The Senate, after a long delay, has once again taken up the farm bill. The good news is that there’s a chance the bill will help make livestock markets fairer for smaller, independent producers. Senator Harkin already did a lot when he added provisions on livestock to the bill that passed out of the Senate ag committee over the summer (see more info on his provisions here).

But there’s more to be done. Three amendments will be offered in the Senate that would help protect independent livestock producers and give them greater access to markets currently in lockdown by Tyson, Smithfield, and friends. Please, please call your senators today and ask them to support these amendments. They are:

  • the Enzi-Dorgan Captive Supply Reform Act amendment, which would help ensure that meat companies can’t use their power to manipulate the market and drive down the prices independent livestock producers receive;
  • the Harkin-Enzi No Competitive Injury amendment, which would make it easier for independent producers to prove in court that meat companies, when they manipulate prices, are causing them harm;
  • and the Tester-Harkin-Grassley No Legitimate Business Justification Amendment (say that five times fast, and then call your senator and say it again).

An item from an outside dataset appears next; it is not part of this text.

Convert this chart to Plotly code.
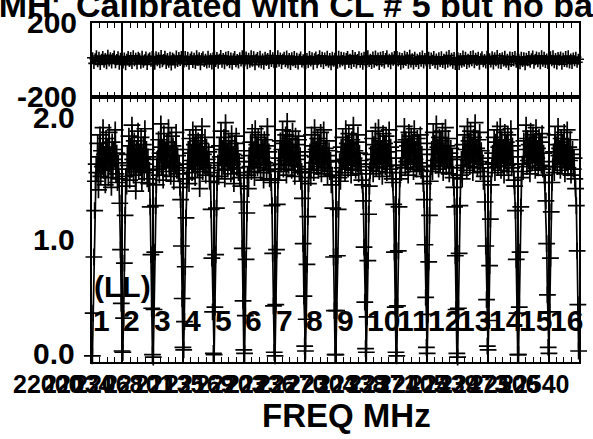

This one would clarify that it’s not acceptable for meat companies to use their power to drive down livestock prices even if they claim to have a “legitimate business justification” for doing so (which is how they’ve gotten out of paying damages, or a fair price for livestock, in the past).

Also, please ask them to reject any amendment that would weaken the Livestock Title that was passed by the Senate Agriculture Committee.

More information on these amendments is available from the good folks at the Sustainable Agriculture Coalition, to whom I offer my apologies if I’ve butchered (ha!) their well-crafted explanations of what these amendments do.

We have nothing to lose from a food system that works for farmers, consumers, and the land. We have everything to lose if we let Cargill, Tyson, and Smithfield frame the debate. Let’s give them some competition by supporting small and mid-sized livestock farmers in the Farm Bill.